At the risk of being left behind, Google finally responded with its own messaging service called Allo. Like M, it is designed to respond to text queries with instant answers, though via the AI-fuelled Google Assistant rather than people.

As with other new products and services announced on Wednesday, however, Google did not give a date for when Allo would launch, or indicate how it hoped to win over the kind of mass market it would need to compete with Facebook.

“They don’t need to win” in messaging, says Ms Ask, who predicts that the use of text-based programs to search for information will be an interim step on the way to fully-fledged voice-response systems. She adds, however, that it is important for Google to at least have a presence in this market given the increasing popularity of messaging services.

In another response to Facebook, Google laid out its expected plans for a new virtual reality platform, Daydream. Facebook’s Oculus has stolen a march, launching its VR headset earlier this year and joining forces with Samsung Electroncs — long an ally of Google, thanks to its use of Android — for a smartphone-based system called Gear.

Though VR is still in its early stages, a rapid Google response was essential given its potential to become the next mass computing platform. It came, on Wednesday, in the form of an Android-based platform, with the promise of a number of headsets from hardware makers later this year.

Calling on its massive army of Android developers to create content for its VR devices could give it an immediate edge. However, Google risks antagonising regulators in Europe, who might take a dim view of the way it is using its dominant mobile software to move into an adjacent market, says Geoff Blaber, an analyst at CCS Insight.

Other new software unveiled at this week’s event also showed that Google is still experimenting with ways to make its services work better in the world of mobile apps — and is willing to jettison even very recent ideas in the process.

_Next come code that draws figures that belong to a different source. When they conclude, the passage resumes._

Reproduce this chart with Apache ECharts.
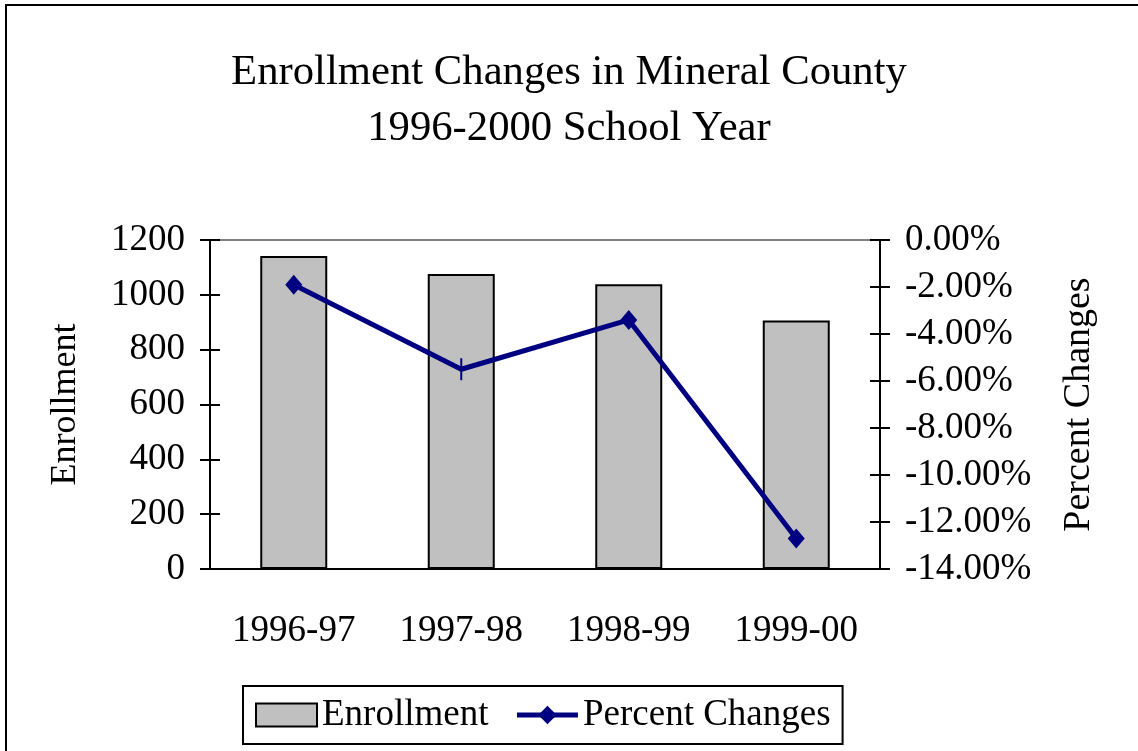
<!DOCTYPE html>
<html>
<head>
<meta charset="utf-8">
<script src="https://cdn.jsdelivr.net/npm/echarts@6/dist/echarts.min.js"></script>
<style>
  html, body { margin: 0; padding: 0; background: #fff; }
  #main { width: 1138px; height: 751px; }
</style>
</head>
<body>
<div id="main"></div>
<script>
var years = ['1996-97', '1997-98', '1998-99', '1999-00'];
var enrollment = [1142, 1076, 1039, 906];
var pctChange = [-1.9, -5.5, -3.4, -12.7];

var FONT = '"Liberation Serif", "Times New Roman", serif';

var chart = echarts.init(document.getElementById('main'));

// the second point is drawn as a thin tick in the picture
var lineData = pctChange.map(function (v, i) {
    if (i === 1) {
        return { value: v, symbol: 'rect', symbolSize: [2, 22] };
    }
    return v;
});

var option = {
    backgroundColor: '#fff',
    animation: false,
    textStyle: { fontFamily: FONT, color: '#000' },
    title: {
        text: 'Enrollment Changes in Mineral County\n1996-2000 School Year',
        left: 'center',
        top: 40,
        padding: [5, 0, 5, 8],
        textStyle: { fontFamily: FONT, fontSize: 42.7, fontWeight: 'normal', lineHeight: 56, color: '#000' }
    },
    grid: { left: 210, right: 258, top: 240, bottom: 182 },
    legend: {
        left: 243,
        top: 686,
        padding: [9, 12, 9, 12],
        itemGap: 26,
        itemWidth: 61,
        itemHeight: 23,
        borderColor: '#000',
        borderWidth: 2,
        lineStyle: { width: 5 },
        textStyle: { fontFamily: FONT, fontSize: 37, lineHeight: 40, color: '#000' },
        data: [{ name: 'Enrollment', icon: 'rect' }, { name: 'Percent Changes' }]
    },
    xAxis: [
        {
            type: 'category',
            data: years,
            position: 'bottom',
            axisLine: { onZero: false, lineStyle: { color: '#000', width: 2 } },
            axisTick: { length: 10, lineStyle: { color: '#000', width: 2 } },
            axisLabel: {
                fontFamily: FONT, fontSize: 37, color: '#000', margin: 44,
                interval: 0
            }
        },
        {
            type: 'category',
            data: years,
            position: 'bottom',
            axisLine: { show: false, onZero: false },
            axisTick: { inside: true, length: 12, lineStyle: { color: '#000', width: 2 } },
            axisLabel: { show: false }
        },
        {
            type: 'category',
            data: years,
            position: 'top',
            axisLine: { onZero: false, lineStyle: { color: '#808080', width: 2 } },
            axisTick: { show: false },
            axisLabel: { show: false }
        }
    ],
    yAxis: [
        {
            type: 'value',
            position: 'left',
            min: 0, max: 1200, interval: 200,
            name: 'Enrollment',
            nameLocation: 'middle',
            nameRotate: 90,
            nameGap: 126,
            nameTextStyle: { fontFamily: FONT, fontSize: 36, color: '#000' },
            axisLine: { show: true, onZero: false, lineStyle: { color: '#000', width: 2 } },
            axisTick: { show: true, length: 10, lineStyle: { color: '#000', width: 2 } },
            axisLabel: {
                fontFamily: FONT, fontSize: 37, color: '#000', margin: 25,
                formatter: function (v) { return String(v); }
            },
            splitLine: { show: false }
        },
        {
            type: 'value',
            position: 'right',
            min: -14, max: 0, interval: 2,
            name: 'Percent Changes',
            nameLocation: 'middle',
            nameRotate: 90,
            nameGap: 180,
            nameTextStyle: { fontFamily: FONT, fontSize: 38, color: '#000' },
            axisLine: { show: true, onZero: false, lineStyle: { color: '#000', width: 2 } },
            axisTick: { show: true, length: 10, lineStyle: { color: '#000', width: 2 } },
            axisLabel: {
                fontFamily: FONT, fontSize: 37, color: '#000', margin: 25,
                formatter: function (v) { return v.toFixed(2) + '%'; }
            },
            splitLine: { show: false }
        },
        {
            type: 'value',
            position: 'left',
            min: 0, max: 1200, interval: 200,
            axisLine: { show: false, onZero: false },
            axisTick: { show: true, inside: true, length: 10, lineStyle: { color: '#000', width: 2 } },
            axisLabel: { show: false },
            splitLine: { show: false }
        },
        {
            type: 'value',
            position: 'right',
            min: -14, max: 0, interval: 2,
            axisLine: { show: false, onZero: false },
            axisTick: { show: true, inside: true, length: 10, lineStyle: { color: '#000', width: 2 } },
            axisLabel: { show: false },
            splitLine: { show: false }
        }
    ],
    series: [
        {
            name: 'Enrollment',
            type: 'bar',
            xAxisIndex: 0,
            yAxisIndex: 0,
            barWidth: '40%',
            data: enrollment,
            itemStyle: { color: '#c0c0c0', borderColor: '#000', borderWidth: 2 }
        },
        {
            name: 'Percent Changes',
            type: 'line',
            xAxisIndex: 0,
            yAxisIndex: 1,
            data: lineData,
            symbol: 'diamond',
            symbolSize: [17, 20],
            lineStyle: { color: '#000080', width: 5 },
            itemStyle: { color: '#000080' }
        }
    ],
    graphic: [
        {
            type: 'rect',
            shape: { x: 6, y: 5, width: 1150, height: 770 },
            style: { fill: 'none', stroke: '#000', lineWidth: 2 },
            silent: true
        }
    ]
};

chart.setOption(option);
</script>
</body>
</html>
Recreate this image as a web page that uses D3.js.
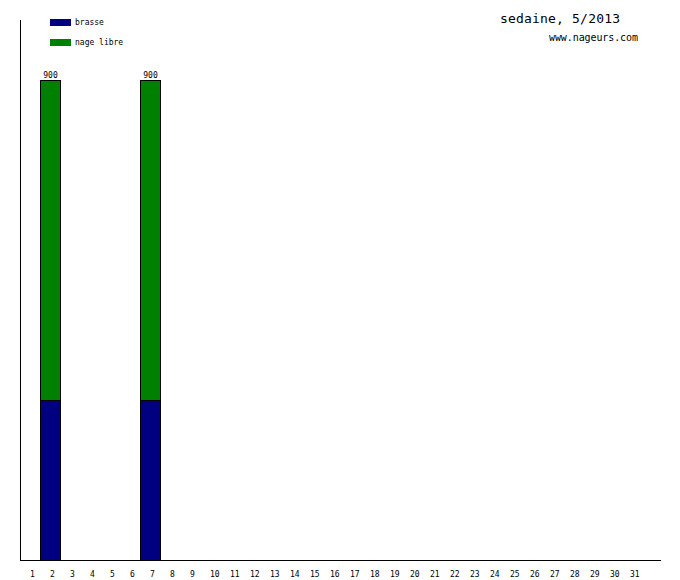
<!DOCTYPE html>
<html>
<head>
<meta charset="utf-8">
<script src="https://cdn.jsdelivr.net/npm/d3@7"></script>
<style>
  body { margin: 0; background: #fff; }
  text { font-family: "DejaVu Sans Mono", monospace; }
</style>
</head>
<body>
<svg id="chart" width="680" height="580"></svg>
<script>
// days of the month
var days = d3.range(1, 32);
// metres swum per day, by stroke
var brasse = [0, 300, 0, 0, 0, 0, 300, 0, 0, 0, 0, 0, 0, 0, 0, 0, 0, 0, 0, 0, 0, 0, 0, 0, 0, 0, 0, 0, 0, 0, 0];
var nageLibre = [0, 600, 0, 0, 0, 0, 600, 0, 0, 0, 0, 0, 0, 0, 0, 0, 0, 0, 0, 0, 0, 0, 0, 0, 0, 0, 0, 0, 0, 0, 0];
var seriesNames = ["brasse", "nage libre"];
var seriesColors = ["#000080", "#008000"];

var svg = d3.select("#chart");

var x = d3.scaleBand()
    .domain(days)
    .range([20, 640])
    .paddingInner(0)
    .paddingOuter(0);

var totals = days.map(function(d, i) { return brasse[i] + nageLibre[i]; });
var y = d3.scaleLinear()
    .domain([0, d3.max(totals)])
    .range([560, 80]);

var table = days.map(function(d, i) {
  return { day: d, brasse: brasse[i], nage: nageLibre[i] };
});
var stack = d3.stack().keys(["brasse", "nage"])(table);

svg.append("g").selectAll("g")
  .data(stack)
  .enter().append("g")
    .attr("fill", function(d, i) { return seriesColors[i]; })
  .selectAll("rect")
  .data(function(d) { return d.filter(function(e) { return e[1] - e[0] > 0; }); })
  .enter().append("rect")
    .attr("x", function(d) { return x(d.data.day) + 0.5; })
    .attr("y", function(d) { return y(d[1]) + 0.5; })
    .attr("width", x.bandwidth())
    .attr("height", function(d) { return y(d[0]) - y(d[1]); })
    .attr("stroke", "#000")
    .attr("stroke-width", 1);

// totals above bars
svg.append("g").selectAll("text")
  .data(table.filter(function(d) { return d.brasse + d.nage > 0; }))
  .enter().append("text")
    .attr("x", function(d) { return x(d.day) + x.bandwidth() / 2 + 0.5; })
    .attr("y", function(d) { return y(d.brasse + d.nage) - 2; })
    .attr("text-anchor", "middle")
    .attr("font-size", 8)
    .text(function(d) { return d.brasse + d.nage; });

// axes lines
svg.append("line")
    .attr("x1", 20.5).attr("x2", 20.5)
    .attr("y1", 20).attr("y2", 560)
    .attr("stroke", "#000");
svg.append("line")
    .attr("x1", 20).attr("x2", 661)
    .attr("y1", 560.5).attr("y2", 560.5)
    .attr("stroke", "#000");

// day labels (left-aligned at band centre)
svg.append("g").selectAll("text")
  .data(days)
  .enter().append("text")
    .attr("x", function(d) { return x(d) + x.bandwidth() / 2; })
    .attr("y", 577)
    .attr("text-anchor", "start")
    .attr("font-size", 8)
    .text(function(d) { return d; });

// legend
var legend = svg.append("g").selectAll("g")
  .data(seriesNames)
  .enter().append("g")
    .attr("transform", function(d, i) { return "translate(50," + (19 + i * 20) + ")"; });
legend.append("rect")
    .attr("width", 21).attr("height", 7)
    .attr("fill", function(d, i) { return seriesColors[i]; });
legend.append("text")
    .attr("x", 25).attr("y", 6)
    .attr("font-size", 8)
    .text(function(d) { return d; });

// title
svg.append("text")
    .attr("x", 500).attr("y", 23)
    .attr("font-size", 13)
    .attr("textLength", 120)
    .attr("lengthAdjust", "spacing")
    .text("sedaine, 5/2013");
svg.append("text")
    .attr("x", 549).attr("y", 41)
    .attr("font-size", 10)
    .attr("textLength", 89)
    .attr("lengthAdjust", "spacing")
    .text("www.nageurs.com");
</script>
</body>
</html>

The latest plans include a way for people to access apps without needing to download and install them first. Instant Android Apps would rely on developers writing software that essentially breaks their apps into small segments so users would only need a fraction of the software to tap into a particular feature.

The idea would remove the need to install apps — something Google had previously proposed doing by “streaming” apps over the internet from its own servers. It could also solve one of the biggest problems Google has faced with mobile apps: the difficulty of taking users directly to the content they need in an app, much as its search service works on web pages.

If it works, Instant Android Apps could represent an important way for Google to recast the app universe in the web’s image. But like much of the other technology shown off this week, it is unclear when it will see the light of day — or whether users and developers will take to the idea.